Parce qu’il s’agit surtout de gaz de schiste

Le procédé d’extraction du gaz choisi par l’exportateur est aussi déterminant dans ce bilan carbone. Aux Etats-Unis, 79% de la production provient du gaz de schiste, selon l’administration en charge de l’énergie (en anglais). « L’extraction du gaz de schiste génère entre 1,5 et 4 fois plus d’émissions de gaz à effet de serre que l’extraction du gaz conventionnel », alerte ainsi Alexandre Joly, responsable du pôle énergie de Carbone 4, sur le site Connaissancedesénergies.org.
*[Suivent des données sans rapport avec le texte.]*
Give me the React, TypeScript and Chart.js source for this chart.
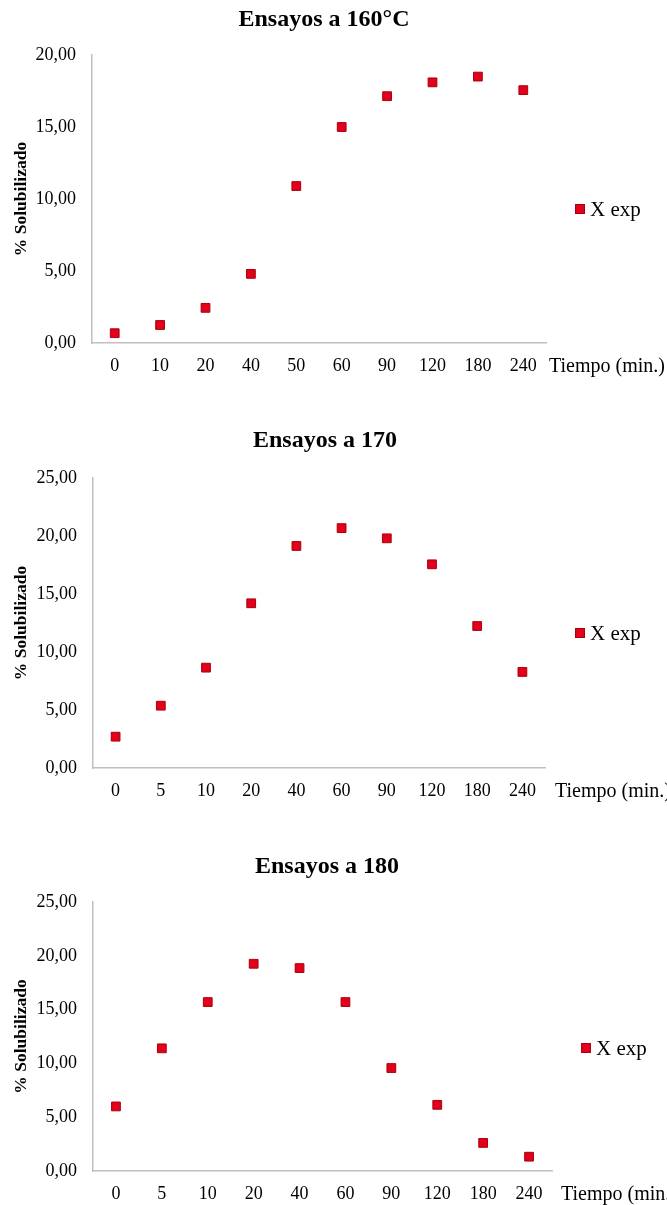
import React, { useEffect, useRef } from "react";
import { Chart, registerables } from "chart.js";

Chart.register(...registerables);

const FONT = '"Liberation Serif", "Times New Roman", Times, serif';
const MARKER_FILL = "#e3001b";
const MARKER_BORDER = "#a8000f";
const AXIS_COLOR = "#bfbfbf";

// ---- Data ----
const categories160 = ["0", "10", "20", "40", "50", "60", "90", "120", "180", "240"];
const values160 = [0.68, 1.25, 2.44, 4.8, 10.9, 15.0, 17.14, 18.1, 18.5, 17.56];

const categories170 = ["0", "5", "10", "20", "40", "60", "90", "120", "180", "240"];
const values170 = [2.7, 5.37, 8.65, 14.2, 19.14, 20.68, 19.8, 17.56, 12.24, 8.28];

const categories180 = ["0", "5", "10", "20", "40", "60", "90", "120", "180", "240"];
const values180 = [6.0, 11.4, 15.7, 19.26, 18.86, 15.7, 9.57, 6.15, 2.61, 1.33];

const titles = ["Ensayos a 160°C", "Ensayos a 170", "Ensayos a 180"];
const yMaxes = [20, 25, 25];
const seriesLabel = "X exp";
const yAxisTitle = "% Solubilizado";
const xAxisLabel = "Tiempo (min.)";

const fmt = (v: number) => v.toFixed(2).replace(".", ",");

const overlayPlugin = {
  id: "overlay",
  afterDraw(chart: any, _args: any, opts: any) {
    const ctx = chart.ctx;
    const area = chart.chartArea;
    ctx.save();
    ctx.fillStyle = "#000";
    ctx.textBaseline = "middle";
    // title
    ctx.font = `bold 24px ${FONT}`;
    ctx.textAlign = "center";
    ctx.fillText(opts.title, opts.titleX, opts.titleY);
    // x axis label at end of tick row
    ctx.font = `20px ${FONT}`;
    ctx.textAlign = "left";
    ctx.fillText(opts.xLabel, opts.xLabelX, area.bottom + 24);
    // legend
    ctx.fillStyle = MARKER_BORDER;
    ctx.fillRect(opts.legX - 5, opts.legY - 5, 10, 10);
    ctx.fillStyle = MARKER_FILL;
    ctx.fillRect(opts.legX - 4, opts.legY - 4, 8, 8);
    ctx.fillStyle = "#000";
    ctx.font = `21px ${FONT}`;
    ctx.fillText(opts.legLabel, opts.legX + 10, opts.legY + 1);
    ctx.restore();
  },
};

type PanelProps = {
  top: number;
  height: number;
  areaTop: number;
  areaBottom: number;
  areaLeft: number;
  areaRight: number;
  categories: string[];
  values: number[];
  yMax: number;
  title: string;
  titleX: number;
  titleY: number;
  legX: number;
  legY: number;
  xLabelX: number;
};

function Panel(p: PanelProps) {
  const ref = useRef<HTMLCanvasElement | null>(null);
  useEffect(() => {
    if (!ref.current) return;
    const W = 667;
    const chart = new Chart(ref.current, {
      type: "line",
      data: {
        labels: p.categories,
        datasets: [
          {
            label: seriesLabel,
            data: p.values,
            showLine: false,
            pointStyle: "rect",
            pointRadius: 6.2,
            pointBackgroundColor: MARKER_FILL,
            pointBorderColor: MARKER_BORDER,
            pointBorderWidth: 1,
          },
        ],
      },
      options: {
        responsive: false,
        animation: false,
        events: [],
        layout: {
          padding: { top: p.areaTop, left: 0, right: W - p.areaRight, bottom: 0 },
        },
        plugins: {
          legend: { display: false },
          title: { display: false },
          tooltip: { enabled: false },
          overlay: {
            title: p.title,
            titleX: p.titleX,
            titleY: p.titleY,
            xLabel: xAxisLabel,
            xLabelX: p.xLabelX,
            legX: p.legX,
            legY: p.legY,
            legLabel: seriesLabel,
          },
        } as any,
        scales: {
          x: {
            type: "category",
            offset: true,
            grid: { display: false, drawTicks: false },
            border: { display: true, color: AXIS_COLOR, width: 1.5 },
            ticks: {
              color: "#000",
              font: { family: FONT, size: 18 },
              padding: 12,
              maxRotation: 0,
              autoSkip: false,
            },
            afterFit: (scale: any) => {
              scale.height = p.height - p.areaBottom;
            },
          },
          y: {
            min: 0,
            max: p.yMax,
            grid: { display: false, drawTicks: false },
            border: { display: true, color: AXIS_COLOR, width: 1.5 },
            ticks: {
              stepSize: 5,
              color: "#000",
              font: { family: FONT, size: 18 },
              padding: 16,
              callback: (v: any) => fmt(Number(v)),
            },
            title: {
              display: true,
              text: yAxisTitle,
              color: "#000",
              font: { family: FONT, size: 17.5, weight: "bold" },
              padding: { top: 11, bottom: 0 },
            },
            afterFit: (scale: any) => {
              scale.width = p.areaLeft;
            },
          },
        },
      },
      plugins: [overlayPlugin as any],
    });
    return () => chart.destroy();
  }, []);
  return (
    <canvas
      ref={ref}
      width={667}
      height={p.height}
      style={{ position: "absolute", left: 0, top: p.top, width: 667, height: p.height }}
    />
  );
}

export default function App() {
  return (
    <div style={{ position: "absolute", left: 0, top: 0, width: 667, height: 1205, background: "#fff", overflow: "hidden" }}>
      <Panel
        top={0}
        height={395}
        areaTop={55}
        areaBottom={343}
        areaLeft={92}
        areaRight={546}
        categories={categories160}
        values={values160}
        yMax={yMaxes[0]}
        title={titles[0]}
        titleX={324}
        titleY={20}
        legX={580}
        legY={209}
        xLabelX={549}
      />
      <Panel
        top={400}
        height={415}
        areaTop={78}
        areaBottom={368}
        areaLeft={93}
        areaRight={545}
        categories={categories170}
        values={values170}
        yMax={yMaxes[1]}
        title={titles[1]}
        titleX={325}
        titleY={41}
        legX={580}
        legY={233}
        xLabelX={555}
      />
      <Panel
        top={815}
        height={390}
        areaTop={87}
        areaBottom={356}
        areaLeft={93}
        areaRight={552}
        categories={categories180}
        values={values180}
        yMax={yMaxes[2]}
        title={titles[2]}
        titleX={327}
        titleY={52}
        legX={586}
        legY={233}
        xLabelX={561}
      />
    </div>
  );
}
Selon lui, « en intégrant les émissions de combustion, la fourchette haute de l’empreinte carbone du GNL américain équivaut à 85% des émissions du charbon pour une même quantité d’énergie consommée ».

En commission préalable aux discussions sur le projet de loi sur le pouvoir d’achat, la députée écologiste Delphine Batho s’alarmait d’ailleurs :

« La France a interdit la fracturation hydraulique ainsi que la recherche et l’exploitation de gaz de schiste sur son sol. Nous ne pouvons donc pas nous faire les complices de l’exploitation des énergies fossiles les plus sales à l’international. »

En effet, la France ne pourra pas se montrer sélective. Sollicité par France info, le Ministère de la Transition énergétique confirmait le 23 juillet qu’il serait impossible de s’assurer que la France n’importe pas de gaz de schiste.

Après avoir signé en 2021 un accord avec la société texane Chenière, qui produit du gaz naturel liquéfié acheminé depuis un terminal situé près de Houston, et débarqué dans le terminal français de Montoir-de-Bretagne (Loire-Atlantique), Engie reconnaissait déjà, dans un article du Monde, que ce gaz pouvait « contenir une part non précisée de gaz non conventionnel ».

Parce que son extraction rejette du méthane

La fracturation hydraulique pour extraire le gaz de schiste de la roche constitue également un procédé plus propice aux fuites de méthane, d’après l’étude du cabinet Carbone 4. Or les émissions de méthane « contribuent presque à un tiers dans le réchauffement climatique », explique Philippe Bousquet. Selon le climatologue, les fuites de méthane causées par l’industrie des énergies fossiles (charbon, pétrole et gaz confondues) représentent environ 15% des émissions de méthane.

Recourir à une énergie fossile en guise de solution d’urgence à la crise énergétique constitue une occasion manquée pour les pouvoirs publics de s’attaquer à la réduction des émissions de méthane. D’autant plus qu’en novembre, pour la première fois, une centaine de pays – dont ceux de l’Union européenne et les Etats-Unis – se sont engagés à baisser de 30% les émissions de méthane d’ici à 2030, par rapport à 2020.

Dans les faits, c’est l’inverse qui se produit, avec une tendance à la hausse de la quantité de méthane dans l’atmosphère, et ce depuis une quinzaine d’années, d’après Philippe Bousquet, dont une partie peut être attribuée aux secteurs des énergies fossiles.

Parce que la demande nuit à l’environnement

En mars, Joe Biden s’est engagé à fournir à l’Europe 15 millions de m3 de gaz naturel liquéfié. Selon des données analysées par l’agence Reuters, les Etats-Unis sont d’ores et déjà sur la voie de pouvoir en exporter trois fois plus. Pendant les six premiers mois de l’année, les Etats-Unis ont exporté 57 milliards de m2 de GNL, dont 39 rien que pour l’Europe – contre 34 en 2021. Une hausse qui, aux Etats-Unis s’accompagne d' »un boom des installations ».

Rien qu’en Louisiane, « 12 nouveaux terminaux géants, chacun de la taille d’une petite ville » sont à l’étude, selon le cartographe américain Justin Kray, co-auteur d’une étude sur les impacts locaux de cette activité. Or, les Etats du golfe du Mexique, d’où part le gaz naturel liquéfié à destination de l’Europe, sont fortement exposés aux ouragans et aux risques d’inondations, a-t-il expliqué à l’occasion d’une présentation à la presse de cette étude, encore en attente de relecture par des pairs.

Et Justin Kray de pointer le souci des autorités locales de tirer profit de cette demande exceptionnelle de gaz au détriment de la prévention des risques, de l’impact sur la biodiversité et sur la santé des populations. Le chercheur estime donc « sage de mettre en garde les potentiels acheteurs du gaz de Louisiane ». Avant de noter l’ironie de voir une industrie « menacée par des tempêtes et des inondations qu’elle contribue à créer à travers les émissions à effets de serre qu’elle cause ».